**Exercise**
Restate the listing below word for word, omitting any images.

**Dataset**
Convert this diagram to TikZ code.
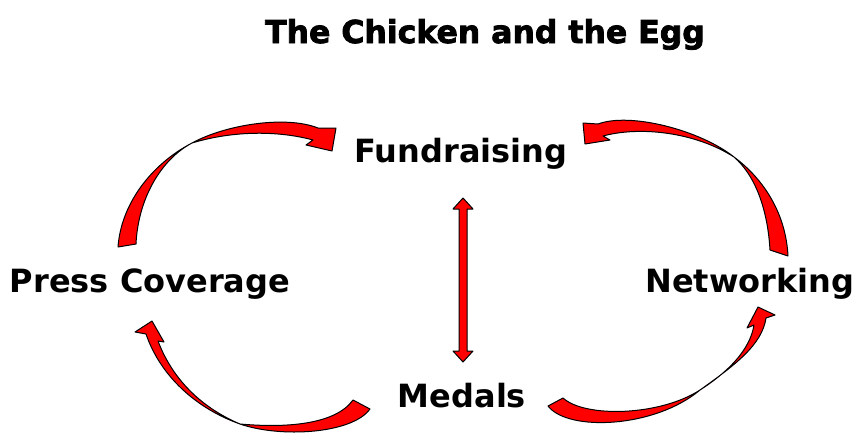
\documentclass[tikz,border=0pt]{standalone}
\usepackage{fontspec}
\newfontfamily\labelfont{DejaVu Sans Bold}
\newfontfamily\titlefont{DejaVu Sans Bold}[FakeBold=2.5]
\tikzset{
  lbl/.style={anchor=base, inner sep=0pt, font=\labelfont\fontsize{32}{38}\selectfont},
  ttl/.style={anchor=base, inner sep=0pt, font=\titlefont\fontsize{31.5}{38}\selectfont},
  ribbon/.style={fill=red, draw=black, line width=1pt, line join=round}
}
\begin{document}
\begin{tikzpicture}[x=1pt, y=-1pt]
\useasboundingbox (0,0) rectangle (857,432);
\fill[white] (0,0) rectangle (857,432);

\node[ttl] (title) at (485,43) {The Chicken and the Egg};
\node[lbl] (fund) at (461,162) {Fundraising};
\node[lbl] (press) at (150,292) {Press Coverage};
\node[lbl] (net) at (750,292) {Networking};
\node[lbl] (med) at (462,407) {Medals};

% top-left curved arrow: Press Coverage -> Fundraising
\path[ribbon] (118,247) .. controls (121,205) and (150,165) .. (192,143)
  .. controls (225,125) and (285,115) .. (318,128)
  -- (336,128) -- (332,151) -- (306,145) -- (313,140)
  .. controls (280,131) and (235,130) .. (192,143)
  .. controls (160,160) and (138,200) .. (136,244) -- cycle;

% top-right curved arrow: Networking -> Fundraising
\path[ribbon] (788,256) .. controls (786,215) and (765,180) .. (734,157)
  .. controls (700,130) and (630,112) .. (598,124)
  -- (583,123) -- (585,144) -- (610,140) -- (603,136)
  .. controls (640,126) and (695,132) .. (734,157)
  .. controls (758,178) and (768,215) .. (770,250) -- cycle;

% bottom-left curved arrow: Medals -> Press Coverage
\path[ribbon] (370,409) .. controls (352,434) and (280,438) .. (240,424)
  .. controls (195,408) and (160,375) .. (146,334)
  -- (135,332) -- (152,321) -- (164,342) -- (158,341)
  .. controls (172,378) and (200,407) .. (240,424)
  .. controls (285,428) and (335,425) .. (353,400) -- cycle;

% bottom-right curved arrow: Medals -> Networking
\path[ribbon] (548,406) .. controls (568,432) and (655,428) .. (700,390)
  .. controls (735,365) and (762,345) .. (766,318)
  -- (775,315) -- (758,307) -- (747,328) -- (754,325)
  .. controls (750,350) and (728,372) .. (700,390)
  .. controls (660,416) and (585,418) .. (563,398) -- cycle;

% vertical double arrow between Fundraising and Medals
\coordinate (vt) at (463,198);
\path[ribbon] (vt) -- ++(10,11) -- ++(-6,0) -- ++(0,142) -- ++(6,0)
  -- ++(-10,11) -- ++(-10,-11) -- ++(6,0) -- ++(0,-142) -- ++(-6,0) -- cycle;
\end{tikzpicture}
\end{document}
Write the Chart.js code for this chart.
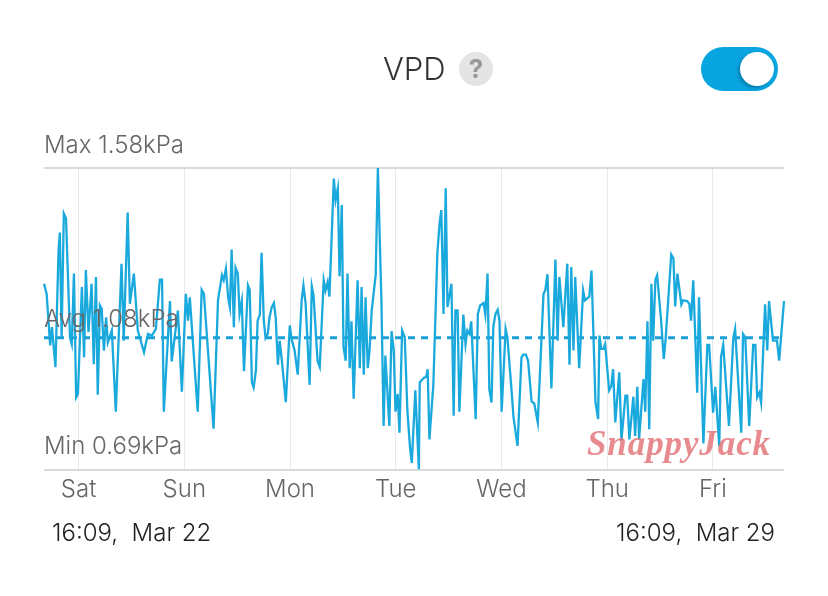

**Correct response**
Convert this diagram to TikZ code.
\documentclass[tikz,border=0pt]{standalone}
\usepackage{fontspec}
\newfontfamily\labelfont{DejaVu Sans Bold}
\newfontfamily\titlefont{DejaVu Sans Bold}[FakeBold=2.5]
\tikzset{
  lbl/.style={anchor=base, inner sep=0pt, font=\labelfont\fontsize{32}{38}\selectfont},
  ttl/.style={anchor=base, inner sep=0pt, font=\titlefont\fontsize{31.5}{38}\selectfont},
  ribbon/.style={fill=red, draw=black, line width=1pt, line join=round}
}
\begin{document}
\begin{tikzpicture}[x=1pt, y=-1pt]
\useasboundingbox (0,0) rectangle (857,432);
\fill[white] (0,0) rectangle (857,432);

\node[ttl] (title) at (485,43) {The Chicken and the Egg};
\node[lbl] (fund) at (461,162) {Fundraising};
\node[lbl] (press) at (150,292) {Press Coverage};
\node[lbl] (net) at (750,292) {Networking};
\node[lbl] (med) at (462,407) {Medals};

% top-left curved arrow: Press Coverage -> Fundraising
\path[ribbon] (118,247) .. controls (121,205) and (150,165) .. (192,143)
  .. controls (225,125) and (285,115) .. (318,128)
  -- (336,128) -- (332,151) -- (306,145) -- (313,140)
  .. controls (280,131) and (235,130) .. (192,143)
  .. controls (160,160) and (138,200) .. (136,244) -- cycle;

% top-right curved arrow: Networking -> Fundraising
\path[ribbon] (788,256) .. controls (786,215) and (765,180) .. (734,157)
  .. controls (700,130) and (630,112) .. (598,124)
  -- (583,123) -- (585,144) -- (610,140) -- (603,136)
  .. controls (640,126) and (695,132) .. (734,157)
  .. controls (758,178) and (768,215) .. (770,250) -- cycle;

% bottom-left curved arrow: Medals -> Press Coverage
\path[ribbon] (370,409) .. controls (352,434) and (280,438) .. (240,424)
  .. controls (195,408) and (160,375) .. (146,334)
  -- (135,332) -- (152,321) -- (164,342) -- (158,341)
  .. controls (172,378) and (200,407) .. (240,424)
  .. controls (285,428) and (335,425) .. (353,400) -- cycle;

% bottom-right curved arrow: Medals -> Networking
\path[ribbon] (548,406) .. controls (568,432) and (655,428) .. (700,390)
  .. controls (735,365) and (762,345) .. (766,318)
  -- (775,315) -- (758,307) -- (747,328) -- (754,325)
  .. controls (750,350) and (728,372) .. (700,390)
  .. controls (660,416) and (585,418) .. (563,398) -- cycle;

% vertical double arrow between Fundraising and Medals
\coordinate (vt) at (463,198);
\path[ribbon] (vt) -- ++(10,11) -- ++(-6,0) -- ++(0,142) -- ++(6,0)
  -- ++(-10,11) -- ++(-10,-11) -- ++(6,0) -- ++(0,-142) -- ++(-6,0) -- cycle;
\end{tikzpicture}
\end{document}
Write the Chart.js code for this chart.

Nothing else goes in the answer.